Nothing outside the lines from the one containing "Clone this chart in matplotlib." through the one containing "countries = ['DNK', 'FIN', 'SWE']" should be copied, and no pictures either. Copy those lines exactly.

══ MATERIAL

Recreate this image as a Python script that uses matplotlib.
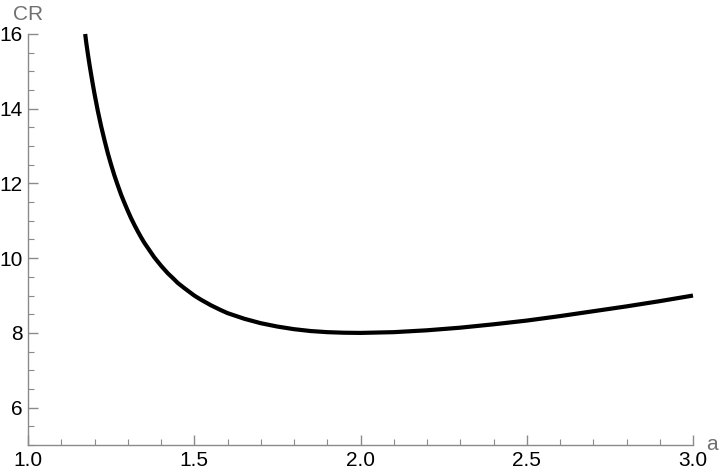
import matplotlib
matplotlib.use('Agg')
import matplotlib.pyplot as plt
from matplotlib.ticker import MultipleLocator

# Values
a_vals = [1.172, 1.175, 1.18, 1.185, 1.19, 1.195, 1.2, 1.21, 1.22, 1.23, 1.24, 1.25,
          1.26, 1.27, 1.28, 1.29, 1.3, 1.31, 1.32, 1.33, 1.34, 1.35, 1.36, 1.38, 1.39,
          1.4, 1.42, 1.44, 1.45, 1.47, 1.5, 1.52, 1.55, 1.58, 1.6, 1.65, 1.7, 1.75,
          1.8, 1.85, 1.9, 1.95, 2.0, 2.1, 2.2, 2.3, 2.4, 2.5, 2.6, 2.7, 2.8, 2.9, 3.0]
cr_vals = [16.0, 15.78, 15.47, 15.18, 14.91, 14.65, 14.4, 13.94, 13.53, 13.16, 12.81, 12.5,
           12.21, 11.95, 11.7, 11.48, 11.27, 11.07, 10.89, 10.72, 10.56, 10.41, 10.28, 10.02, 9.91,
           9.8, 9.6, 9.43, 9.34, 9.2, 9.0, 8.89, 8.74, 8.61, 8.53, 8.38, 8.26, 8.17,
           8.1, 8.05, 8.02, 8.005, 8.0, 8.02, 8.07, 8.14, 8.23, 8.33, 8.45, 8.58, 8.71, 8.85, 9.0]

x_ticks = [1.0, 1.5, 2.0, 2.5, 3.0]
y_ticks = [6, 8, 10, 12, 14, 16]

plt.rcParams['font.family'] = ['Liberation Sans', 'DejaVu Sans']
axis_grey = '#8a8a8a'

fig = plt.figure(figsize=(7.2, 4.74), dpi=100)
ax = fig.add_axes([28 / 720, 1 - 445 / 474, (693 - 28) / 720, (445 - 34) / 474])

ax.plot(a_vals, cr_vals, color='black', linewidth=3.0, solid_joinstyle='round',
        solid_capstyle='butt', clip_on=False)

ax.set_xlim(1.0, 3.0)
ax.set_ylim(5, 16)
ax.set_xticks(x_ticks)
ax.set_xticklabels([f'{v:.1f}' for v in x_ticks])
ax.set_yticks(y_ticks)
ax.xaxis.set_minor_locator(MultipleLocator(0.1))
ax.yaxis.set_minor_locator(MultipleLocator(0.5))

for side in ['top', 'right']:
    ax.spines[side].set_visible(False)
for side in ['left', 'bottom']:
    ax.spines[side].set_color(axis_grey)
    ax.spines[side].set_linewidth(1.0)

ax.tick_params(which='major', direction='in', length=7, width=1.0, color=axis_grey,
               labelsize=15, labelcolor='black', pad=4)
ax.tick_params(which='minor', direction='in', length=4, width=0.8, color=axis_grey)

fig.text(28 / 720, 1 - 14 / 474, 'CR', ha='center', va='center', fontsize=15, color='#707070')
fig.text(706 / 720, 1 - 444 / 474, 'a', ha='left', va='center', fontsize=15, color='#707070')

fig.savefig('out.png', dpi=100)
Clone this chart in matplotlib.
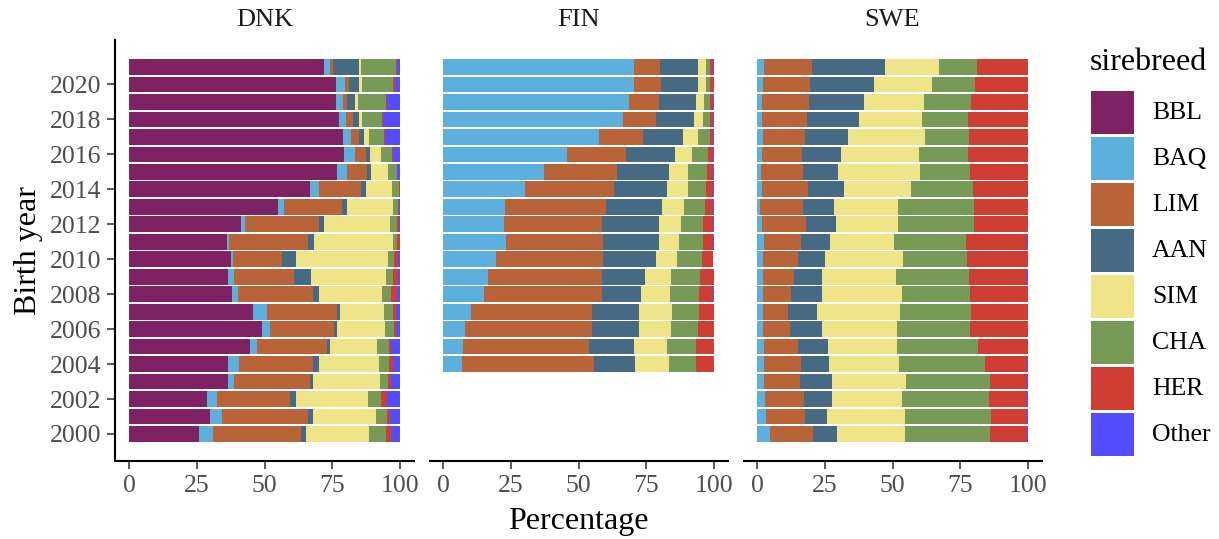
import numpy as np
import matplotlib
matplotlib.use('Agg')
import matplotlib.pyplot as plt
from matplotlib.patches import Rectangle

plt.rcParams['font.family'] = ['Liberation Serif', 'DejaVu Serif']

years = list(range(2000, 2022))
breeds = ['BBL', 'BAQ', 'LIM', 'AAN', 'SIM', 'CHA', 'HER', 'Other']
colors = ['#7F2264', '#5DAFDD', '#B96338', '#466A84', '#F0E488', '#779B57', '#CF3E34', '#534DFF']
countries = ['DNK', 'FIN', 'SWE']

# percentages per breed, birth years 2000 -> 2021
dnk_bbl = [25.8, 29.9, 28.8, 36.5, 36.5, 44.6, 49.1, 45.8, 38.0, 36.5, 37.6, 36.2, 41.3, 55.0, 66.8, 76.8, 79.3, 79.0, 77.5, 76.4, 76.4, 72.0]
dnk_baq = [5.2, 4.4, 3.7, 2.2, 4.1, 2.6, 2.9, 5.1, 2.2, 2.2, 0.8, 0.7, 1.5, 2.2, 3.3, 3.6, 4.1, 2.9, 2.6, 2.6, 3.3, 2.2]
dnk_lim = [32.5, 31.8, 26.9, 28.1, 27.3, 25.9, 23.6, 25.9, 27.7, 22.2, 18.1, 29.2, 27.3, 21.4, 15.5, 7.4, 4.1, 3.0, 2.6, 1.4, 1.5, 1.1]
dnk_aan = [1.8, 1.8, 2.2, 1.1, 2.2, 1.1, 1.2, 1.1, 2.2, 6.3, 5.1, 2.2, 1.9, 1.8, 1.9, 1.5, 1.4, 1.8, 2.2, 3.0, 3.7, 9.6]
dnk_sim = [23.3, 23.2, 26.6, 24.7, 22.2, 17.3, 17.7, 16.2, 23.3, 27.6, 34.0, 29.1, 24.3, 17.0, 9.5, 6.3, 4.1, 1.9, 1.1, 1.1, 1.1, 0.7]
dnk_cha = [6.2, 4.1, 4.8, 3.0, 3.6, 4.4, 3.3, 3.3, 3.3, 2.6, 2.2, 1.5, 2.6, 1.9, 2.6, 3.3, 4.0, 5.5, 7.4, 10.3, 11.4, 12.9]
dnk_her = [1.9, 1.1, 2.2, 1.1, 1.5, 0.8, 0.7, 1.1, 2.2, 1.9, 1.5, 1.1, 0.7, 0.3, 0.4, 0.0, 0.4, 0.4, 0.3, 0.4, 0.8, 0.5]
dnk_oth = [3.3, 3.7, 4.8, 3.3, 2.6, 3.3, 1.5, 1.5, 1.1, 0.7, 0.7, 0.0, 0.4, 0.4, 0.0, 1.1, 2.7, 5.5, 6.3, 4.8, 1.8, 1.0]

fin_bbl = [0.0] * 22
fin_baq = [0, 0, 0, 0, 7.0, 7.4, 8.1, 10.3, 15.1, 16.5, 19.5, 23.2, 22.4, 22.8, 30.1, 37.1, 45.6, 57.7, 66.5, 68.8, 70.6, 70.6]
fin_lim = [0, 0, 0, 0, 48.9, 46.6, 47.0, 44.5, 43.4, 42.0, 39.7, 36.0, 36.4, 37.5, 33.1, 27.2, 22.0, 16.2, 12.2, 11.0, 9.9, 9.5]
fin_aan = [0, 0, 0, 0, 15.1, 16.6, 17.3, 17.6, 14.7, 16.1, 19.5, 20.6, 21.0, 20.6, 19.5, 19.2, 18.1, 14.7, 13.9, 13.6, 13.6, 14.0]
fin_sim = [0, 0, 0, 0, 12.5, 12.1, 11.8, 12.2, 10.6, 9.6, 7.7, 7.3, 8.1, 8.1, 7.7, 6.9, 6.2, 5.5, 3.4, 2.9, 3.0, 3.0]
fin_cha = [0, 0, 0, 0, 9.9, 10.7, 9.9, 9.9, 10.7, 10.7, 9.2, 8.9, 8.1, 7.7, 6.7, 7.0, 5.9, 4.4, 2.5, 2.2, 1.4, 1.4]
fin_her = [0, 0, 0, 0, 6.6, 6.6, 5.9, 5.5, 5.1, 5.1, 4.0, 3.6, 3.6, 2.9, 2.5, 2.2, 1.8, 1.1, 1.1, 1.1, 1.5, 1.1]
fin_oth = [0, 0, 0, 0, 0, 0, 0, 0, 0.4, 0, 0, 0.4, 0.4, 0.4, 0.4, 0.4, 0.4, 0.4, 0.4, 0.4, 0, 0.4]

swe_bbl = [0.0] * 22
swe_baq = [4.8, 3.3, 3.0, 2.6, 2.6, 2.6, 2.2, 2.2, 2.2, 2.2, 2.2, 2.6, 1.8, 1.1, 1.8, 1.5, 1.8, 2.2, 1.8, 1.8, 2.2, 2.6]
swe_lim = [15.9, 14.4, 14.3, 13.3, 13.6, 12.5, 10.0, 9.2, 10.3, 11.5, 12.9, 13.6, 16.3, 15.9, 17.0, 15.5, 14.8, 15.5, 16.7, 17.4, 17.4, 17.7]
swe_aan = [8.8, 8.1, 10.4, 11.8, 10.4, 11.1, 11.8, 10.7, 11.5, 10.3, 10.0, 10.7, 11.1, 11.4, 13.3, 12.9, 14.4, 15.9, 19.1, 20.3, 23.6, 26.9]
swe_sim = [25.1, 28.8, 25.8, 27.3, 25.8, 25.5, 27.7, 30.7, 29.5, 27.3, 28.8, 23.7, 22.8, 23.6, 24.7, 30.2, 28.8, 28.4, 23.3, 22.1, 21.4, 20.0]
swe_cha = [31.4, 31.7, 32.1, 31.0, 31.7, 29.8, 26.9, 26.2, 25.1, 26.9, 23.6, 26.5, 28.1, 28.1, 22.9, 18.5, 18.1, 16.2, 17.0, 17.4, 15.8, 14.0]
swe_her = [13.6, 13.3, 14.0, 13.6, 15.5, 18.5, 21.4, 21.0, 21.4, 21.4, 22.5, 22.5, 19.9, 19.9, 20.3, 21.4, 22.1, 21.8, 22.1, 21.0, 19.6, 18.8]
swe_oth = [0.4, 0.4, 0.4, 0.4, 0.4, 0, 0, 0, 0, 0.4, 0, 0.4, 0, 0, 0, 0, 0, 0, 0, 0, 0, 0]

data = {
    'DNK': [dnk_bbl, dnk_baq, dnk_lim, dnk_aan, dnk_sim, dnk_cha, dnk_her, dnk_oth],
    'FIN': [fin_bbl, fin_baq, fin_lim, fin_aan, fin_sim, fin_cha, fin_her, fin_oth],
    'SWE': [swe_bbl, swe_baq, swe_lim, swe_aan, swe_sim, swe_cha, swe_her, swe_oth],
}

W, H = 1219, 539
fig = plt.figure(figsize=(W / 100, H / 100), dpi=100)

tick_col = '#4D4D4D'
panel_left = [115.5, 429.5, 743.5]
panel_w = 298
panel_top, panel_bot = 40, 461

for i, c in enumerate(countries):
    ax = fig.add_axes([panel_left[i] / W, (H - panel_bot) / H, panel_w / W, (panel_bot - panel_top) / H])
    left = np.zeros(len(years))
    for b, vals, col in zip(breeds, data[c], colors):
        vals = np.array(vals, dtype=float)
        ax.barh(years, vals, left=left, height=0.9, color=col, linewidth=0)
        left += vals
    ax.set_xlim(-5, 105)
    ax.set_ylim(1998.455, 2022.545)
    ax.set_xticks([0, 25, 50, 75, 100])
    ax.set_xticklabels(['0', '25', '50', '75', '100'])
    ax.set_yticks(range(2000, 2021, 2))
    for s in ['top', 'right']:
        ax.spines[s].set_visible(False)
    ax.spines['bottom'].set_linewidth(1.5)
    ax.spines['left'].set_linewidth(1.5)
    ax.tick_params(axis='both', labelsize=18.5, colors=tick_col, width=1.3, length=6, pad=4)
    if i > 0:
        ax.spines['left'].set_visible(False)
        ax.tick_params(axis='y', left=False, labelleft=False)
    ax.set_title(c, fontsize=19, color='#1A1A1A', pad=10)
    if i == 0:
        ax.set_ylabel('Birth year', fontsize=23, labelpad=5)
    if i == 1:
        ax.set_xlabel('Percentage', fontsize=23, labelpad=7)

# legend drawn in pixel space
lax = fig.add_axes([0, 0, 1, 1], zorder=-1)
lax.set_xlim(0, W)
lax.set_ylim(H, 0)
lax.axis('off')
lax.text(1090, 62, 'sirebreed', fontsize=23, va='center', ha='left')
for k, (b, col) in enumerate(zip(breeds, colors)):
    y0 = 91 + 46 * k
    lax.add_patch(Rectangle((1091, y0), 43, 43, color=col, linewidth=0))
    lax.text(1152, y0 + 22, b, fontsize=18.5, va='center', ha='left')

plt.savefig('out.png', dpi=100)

════
══ MATERIAL

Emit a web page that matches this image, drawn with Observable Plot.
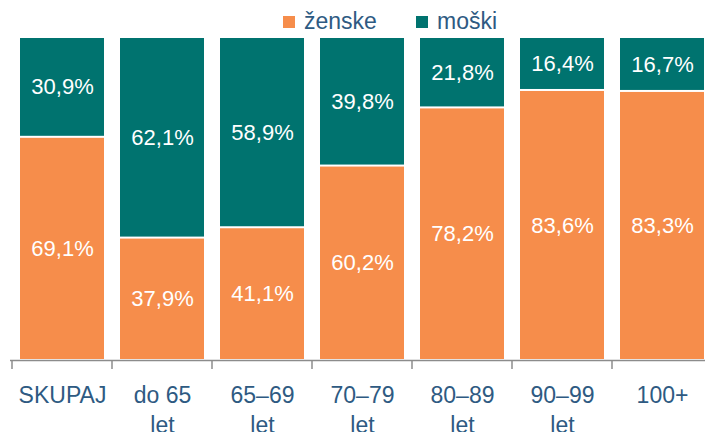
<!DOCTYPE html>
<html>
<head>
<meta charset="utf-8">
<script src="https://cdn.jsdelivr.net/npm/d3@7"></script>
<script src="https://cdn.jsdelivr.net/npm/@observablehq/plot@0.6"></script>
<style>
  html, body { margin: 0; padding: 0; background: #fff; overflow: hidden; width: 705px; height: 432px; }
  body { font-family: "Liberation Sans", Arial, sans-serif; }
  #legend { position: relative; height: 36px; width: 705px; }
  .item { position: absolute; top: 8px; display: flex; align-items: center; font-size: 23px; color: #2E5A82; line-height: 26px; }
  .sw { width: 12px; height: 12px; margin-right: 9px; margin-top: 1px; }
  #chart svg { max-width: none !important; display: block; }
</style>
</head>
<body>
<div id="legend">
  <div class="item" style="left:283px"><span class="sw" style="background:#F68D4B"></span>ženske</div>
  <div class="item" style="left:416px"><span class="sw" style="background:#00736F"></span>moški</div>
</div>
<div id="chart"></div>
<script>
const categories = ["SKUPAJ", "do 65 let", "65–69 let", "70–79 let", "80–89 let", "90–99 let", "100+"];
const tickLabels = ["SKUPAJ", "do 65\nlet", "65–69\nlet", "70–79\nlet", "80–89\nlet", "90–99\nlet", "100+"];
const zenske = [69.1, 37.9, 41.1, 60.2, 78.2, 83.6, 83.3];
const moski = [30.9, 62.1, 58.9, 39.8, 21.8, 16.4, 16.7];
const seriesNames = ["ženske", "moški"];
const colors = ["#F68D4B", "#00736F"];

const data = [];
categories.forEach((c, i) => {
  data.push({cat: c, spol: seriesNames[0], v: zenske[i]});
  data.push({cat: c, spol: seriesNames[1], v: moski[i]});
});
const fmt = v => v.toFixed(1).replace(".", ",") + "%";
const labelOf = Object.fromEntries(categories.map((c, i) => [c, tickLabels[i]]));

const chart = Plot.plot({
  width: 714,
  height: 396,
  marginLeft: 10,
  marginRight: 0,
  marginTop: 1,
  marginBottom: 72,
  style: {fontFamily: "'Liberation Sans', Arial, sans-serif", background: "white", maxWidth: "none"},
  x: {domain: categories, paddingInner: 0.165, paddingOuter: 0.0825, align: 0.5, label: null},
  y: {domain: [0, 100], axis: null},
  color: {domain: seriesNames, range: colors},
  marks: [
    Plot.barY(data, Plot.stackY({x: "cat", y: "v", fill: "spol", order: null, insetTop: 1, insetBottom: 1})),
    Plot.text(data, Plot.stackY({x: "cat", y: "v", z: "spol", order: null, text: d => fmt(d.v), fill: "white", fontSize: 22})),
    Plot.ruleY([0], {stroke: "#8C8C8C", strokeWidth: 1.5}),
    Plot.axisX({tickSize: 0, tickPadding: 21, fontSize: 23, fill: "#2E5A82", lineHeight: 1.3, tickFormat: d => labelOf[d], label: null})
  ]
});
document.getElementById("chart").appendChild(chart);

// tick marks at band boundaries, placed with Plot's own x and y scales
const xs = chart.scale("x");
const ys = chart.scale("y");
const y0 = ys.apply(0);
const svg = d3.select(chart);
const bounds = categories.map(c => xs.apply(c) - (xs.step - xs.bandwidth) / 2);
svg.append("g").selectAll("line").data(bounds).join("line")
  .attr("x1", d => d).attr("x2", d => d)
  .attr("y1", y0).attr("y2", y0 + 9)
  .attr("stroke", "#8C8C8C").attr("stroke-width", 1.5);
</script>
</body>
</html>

════

**FULL ANSWER**:
Clone this chart in matplotlib.
import numpy as np
import matplotlib
matplotlib.use('Agg')
import matplotlib.pyplot as plt
from matplotlib.patches import Rectangle

plt.rcParams['font.family'] = ['Liberation Serif', 'DejaVu Serif']

years = list(range(2000, 2022))
breeds = ['BBL', 'BAQ', 'LIM', 'AAN', 'SIM', 'CHA', 'HER', 'Other']
colors = ['#7F2264', '#5DAFDD', '#B96338', '#466A84', '#F0E488', '#779B57', '#CF3E34', '#534DFF']
countries = ['DNK', 'FIN', 'SWE']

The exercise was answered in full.